→ **WRITTEN EXERCISE**: Lines containing the word "page" are to be counted; state their number and nothing further.
>> START DATA SHOWN
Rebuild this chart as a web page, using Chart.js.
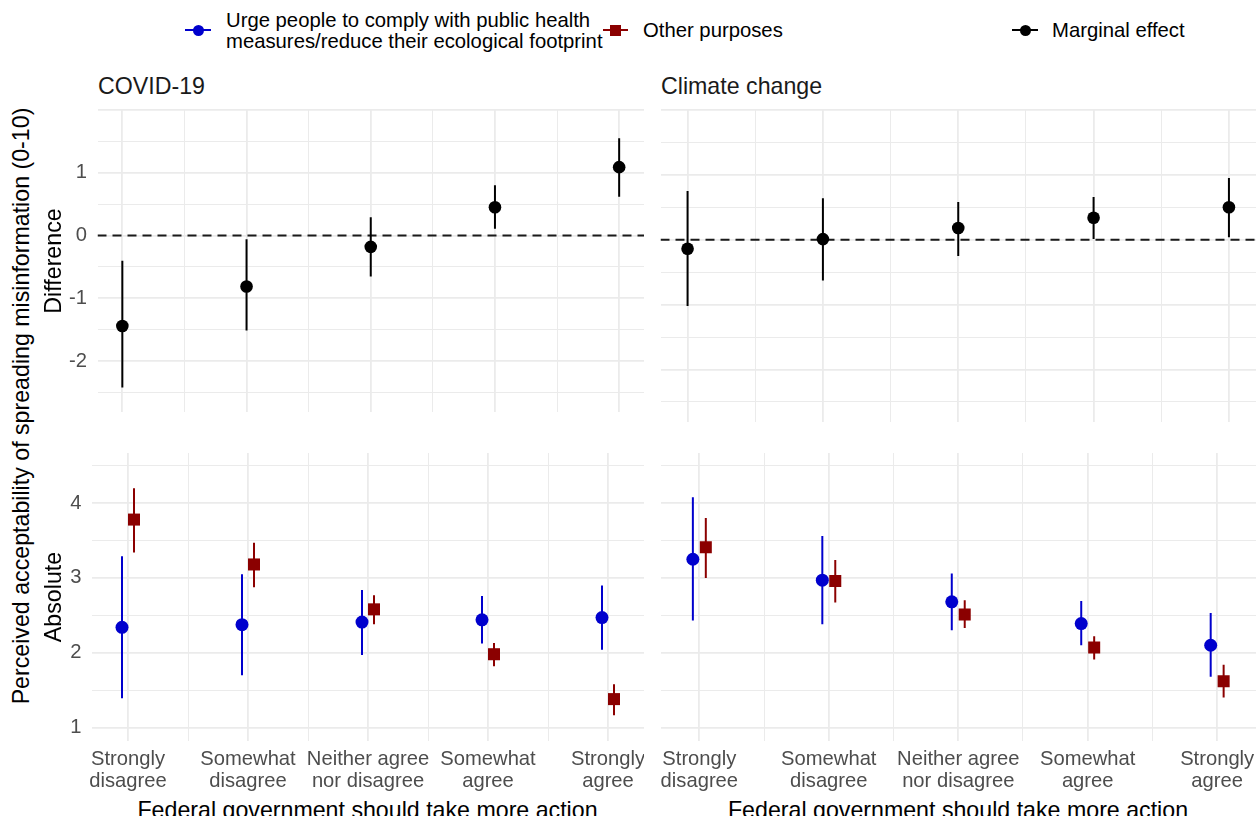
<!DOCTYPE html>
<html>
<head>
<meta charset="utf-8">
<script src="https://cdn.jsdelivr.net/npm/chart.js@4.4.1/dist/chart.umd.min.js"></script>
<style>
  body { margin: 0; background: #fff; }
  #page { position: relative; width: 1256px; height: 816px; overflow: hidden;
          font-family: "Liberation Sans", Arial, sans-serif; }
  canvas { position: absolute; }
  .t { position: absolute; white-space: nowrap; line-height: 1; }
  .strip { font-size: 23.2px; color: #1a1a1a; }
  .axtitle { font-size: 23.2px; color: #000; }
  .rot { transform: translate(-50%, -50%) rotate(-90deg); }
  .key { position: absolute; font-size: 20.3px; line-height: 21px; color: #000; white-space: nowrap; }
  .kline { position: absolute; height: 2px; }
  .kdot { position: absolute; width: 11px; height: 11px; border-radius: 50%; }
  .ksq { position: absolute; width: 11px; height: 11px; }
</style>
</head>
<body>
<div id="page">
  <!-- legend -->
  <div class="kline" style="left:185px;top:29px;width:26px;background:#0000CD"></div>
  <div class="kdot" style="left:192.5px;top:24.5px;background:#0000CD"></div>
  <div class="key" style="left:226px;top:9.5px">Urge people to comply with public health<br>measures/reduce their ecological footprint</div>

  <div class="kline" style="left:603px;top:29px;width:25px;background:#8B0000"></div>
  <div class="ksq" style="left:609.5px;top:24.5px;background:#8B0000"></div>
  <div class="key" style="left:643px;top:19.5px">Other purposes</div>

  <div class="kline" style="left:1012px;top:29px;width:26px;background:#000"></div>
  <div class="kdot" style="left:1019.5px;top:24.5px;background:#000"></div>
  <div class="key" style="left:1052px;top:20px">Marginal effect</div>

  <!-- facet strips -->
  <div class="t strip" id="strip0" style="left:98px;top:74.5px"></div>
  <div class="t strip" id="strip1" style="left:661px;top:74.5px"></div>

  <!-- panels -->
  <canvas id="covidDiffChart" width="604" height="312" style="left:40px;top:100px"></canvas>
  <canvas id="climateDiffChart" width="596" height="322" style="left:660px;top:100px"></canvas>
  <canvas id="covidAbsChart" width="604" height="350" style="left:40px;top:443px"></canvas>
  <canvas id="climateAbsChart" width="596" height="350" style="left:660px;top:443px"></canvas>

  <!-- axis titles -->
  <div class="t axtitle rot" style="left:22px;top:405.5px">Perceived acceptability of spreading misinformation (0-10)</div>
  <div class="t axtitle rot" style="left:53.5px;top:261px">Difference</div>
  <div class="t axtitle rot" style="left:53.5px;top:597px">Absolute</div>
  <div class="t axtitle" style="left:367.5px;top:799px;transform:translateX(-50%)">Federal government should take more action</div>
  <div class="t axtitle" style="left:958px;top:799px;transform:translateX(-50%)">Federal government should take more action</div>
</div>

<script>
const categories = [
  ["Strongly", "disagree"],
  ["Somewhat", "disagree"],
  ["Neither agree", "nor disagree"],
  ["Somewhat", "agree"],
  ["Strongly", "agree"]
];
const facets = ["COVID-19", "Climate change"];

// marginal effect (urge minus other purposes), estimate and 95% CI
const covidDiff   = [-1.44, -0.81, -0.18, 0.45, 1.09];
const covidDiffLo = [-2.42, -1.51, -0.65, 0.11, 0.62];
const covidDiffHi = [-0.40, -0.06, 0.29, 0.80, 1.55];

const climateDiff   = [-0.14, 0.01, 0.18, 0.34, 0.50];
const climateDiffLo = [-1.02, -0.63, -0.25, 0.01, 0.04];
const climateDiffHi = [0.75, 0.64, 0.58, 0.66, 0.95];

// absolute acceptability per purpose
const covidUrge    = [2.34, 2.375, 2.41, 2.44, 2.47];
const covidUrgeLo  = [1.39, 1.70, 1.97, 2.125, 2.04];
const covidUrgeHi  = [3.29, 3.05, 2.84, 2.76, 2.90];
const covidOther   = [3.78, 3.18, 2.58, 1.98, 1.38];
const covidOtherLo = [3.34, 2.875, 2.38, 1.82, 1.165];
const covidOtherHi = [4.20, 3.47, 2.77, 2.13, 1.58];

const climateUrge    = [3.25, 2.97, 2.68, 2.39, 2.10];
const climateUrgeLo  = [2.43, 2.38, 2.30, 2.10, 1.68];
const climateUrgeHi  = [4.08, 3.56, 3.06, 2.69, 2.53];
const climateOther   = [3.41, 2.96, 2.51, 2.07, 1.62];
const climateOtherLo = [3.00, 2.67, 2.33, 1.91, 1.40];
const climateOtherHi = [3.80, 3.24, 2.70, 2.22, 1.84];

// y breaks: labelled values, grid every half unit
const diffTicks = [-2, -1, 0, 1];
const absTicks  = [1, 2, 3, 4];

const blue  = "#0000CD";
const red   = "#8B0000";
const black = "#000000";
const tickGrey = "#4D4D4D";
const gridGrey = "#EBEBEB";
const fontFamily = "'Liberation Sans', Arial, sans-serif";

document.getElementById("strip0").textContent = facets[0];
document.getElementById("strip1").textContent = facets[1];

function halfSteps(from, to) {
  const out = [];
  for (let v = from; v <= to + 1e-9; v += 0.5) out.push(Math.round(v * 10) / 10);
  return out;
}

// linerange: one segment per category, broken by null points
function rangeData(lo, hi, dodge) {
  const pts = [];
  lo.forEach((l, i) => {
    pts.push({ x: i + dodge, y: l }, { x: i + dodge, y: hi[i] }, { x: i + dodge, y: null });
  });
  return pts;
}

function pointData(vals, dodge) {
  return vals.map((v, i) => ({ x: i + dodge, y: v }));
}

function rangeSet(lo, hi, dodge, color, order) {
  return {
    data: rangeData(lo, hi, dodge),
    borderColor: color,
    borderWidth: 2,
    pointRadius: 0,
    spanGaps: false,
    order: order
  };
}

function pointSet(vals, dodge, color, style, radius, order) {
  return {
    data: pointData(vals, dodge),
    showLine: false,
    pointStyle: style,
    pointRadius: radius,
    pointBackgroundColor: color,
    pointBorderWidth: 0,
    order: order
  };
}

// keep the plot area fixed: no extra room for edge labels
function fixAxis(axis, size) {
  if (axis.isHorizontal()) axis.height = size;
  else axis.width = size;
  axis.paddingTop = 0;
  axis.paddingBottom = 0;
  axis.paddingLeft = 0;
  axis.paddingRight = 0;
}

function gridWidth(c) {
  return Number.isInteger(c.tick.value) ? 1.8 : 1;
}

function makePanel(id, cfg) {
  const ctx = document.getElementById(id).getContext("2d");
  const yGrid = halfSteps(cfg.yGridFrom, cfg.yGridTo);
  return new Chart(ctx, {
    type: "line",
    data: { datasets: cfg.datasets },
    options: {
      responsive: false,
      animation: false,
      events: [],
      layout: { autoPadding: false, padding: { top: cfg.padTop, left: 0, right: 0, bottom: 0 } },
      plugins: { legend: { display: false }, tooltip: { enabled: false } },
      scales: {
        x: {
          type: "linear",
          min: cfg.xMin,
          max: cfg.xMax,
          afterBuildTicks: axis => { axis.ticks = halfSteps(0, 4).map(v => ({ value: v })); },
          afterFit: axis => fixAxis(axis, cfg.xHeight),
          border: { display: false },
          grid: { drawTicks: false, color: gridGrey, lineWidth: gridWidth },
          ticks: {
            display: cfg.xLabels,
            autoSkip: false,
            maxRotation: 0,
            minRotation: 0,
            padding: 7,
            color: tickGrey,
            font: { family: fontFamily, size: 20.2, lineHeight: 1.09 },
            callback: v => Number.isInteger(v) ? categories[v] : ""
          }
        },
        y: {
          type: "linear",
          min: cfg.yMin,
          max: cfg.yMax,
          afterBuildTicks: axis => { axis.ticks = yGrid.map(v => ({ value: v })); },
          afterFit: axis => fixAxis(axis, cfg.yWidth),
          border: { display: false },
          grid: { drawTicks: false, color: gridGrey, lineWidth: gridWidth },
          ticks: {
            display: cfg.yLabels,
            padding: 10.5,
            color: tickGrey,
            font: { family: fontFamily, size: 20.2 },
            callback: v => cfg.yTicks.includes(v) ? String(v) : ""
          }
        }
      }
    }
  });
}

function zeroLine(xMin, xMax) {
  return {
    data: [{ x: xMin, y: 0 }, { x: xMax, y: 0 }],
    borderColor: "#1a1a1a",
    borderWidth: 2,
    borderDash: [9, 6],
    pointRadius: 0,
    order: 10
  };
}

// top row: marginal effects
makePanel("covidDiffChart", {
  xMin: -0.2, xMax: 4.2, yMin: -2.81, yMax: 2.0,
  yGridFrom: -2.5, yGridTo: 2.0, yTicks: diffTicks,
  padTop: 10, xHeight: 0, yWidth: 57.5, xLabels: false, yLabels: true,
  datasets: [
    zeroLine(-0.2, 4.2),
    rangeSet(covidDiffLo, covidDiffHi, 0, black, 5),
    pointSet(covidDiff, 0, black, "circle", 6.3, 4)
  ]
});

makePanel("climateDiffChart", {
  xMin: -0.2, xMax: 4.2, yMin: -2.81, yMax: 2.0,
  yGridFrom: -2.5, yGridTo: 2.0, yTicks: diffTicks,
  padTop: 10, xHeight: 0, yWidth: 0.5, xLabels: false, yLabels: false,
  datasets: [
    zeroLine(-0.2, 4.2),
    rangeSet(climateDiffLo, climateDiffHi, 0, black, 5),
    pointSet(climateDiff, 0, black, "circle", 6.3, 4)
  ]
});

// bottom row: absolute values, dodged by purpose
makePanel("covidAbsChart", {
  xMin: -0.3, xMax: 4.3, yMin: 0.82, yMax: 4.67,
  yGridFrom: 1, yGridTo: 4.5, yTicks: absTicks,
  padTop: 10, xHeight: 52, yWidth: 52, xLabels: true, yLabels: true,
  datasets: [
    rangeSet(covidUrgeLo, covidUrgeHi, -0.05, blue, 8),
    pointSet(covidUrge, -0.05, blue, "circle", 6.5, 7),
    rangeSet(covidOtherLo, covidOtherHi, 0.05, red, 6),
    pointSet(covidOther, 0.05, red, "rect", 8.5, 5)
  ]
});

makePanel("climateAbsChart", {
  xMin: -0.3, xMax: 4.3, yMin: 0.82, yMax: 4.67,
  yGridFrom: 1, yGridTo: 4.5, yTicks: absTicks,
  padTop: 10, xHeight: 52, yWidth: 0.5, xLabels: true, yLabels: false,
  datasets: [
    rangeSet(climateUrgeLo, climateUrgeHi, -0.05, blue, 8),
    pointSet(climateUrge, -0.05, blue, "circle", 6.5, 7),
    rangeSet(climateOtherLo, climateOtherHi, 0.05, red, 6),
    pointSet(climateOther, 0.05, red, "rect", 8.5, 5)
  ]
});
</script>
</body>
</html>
>> END DATA SHOWN
→ **EXERCISE RESPONSE**: 3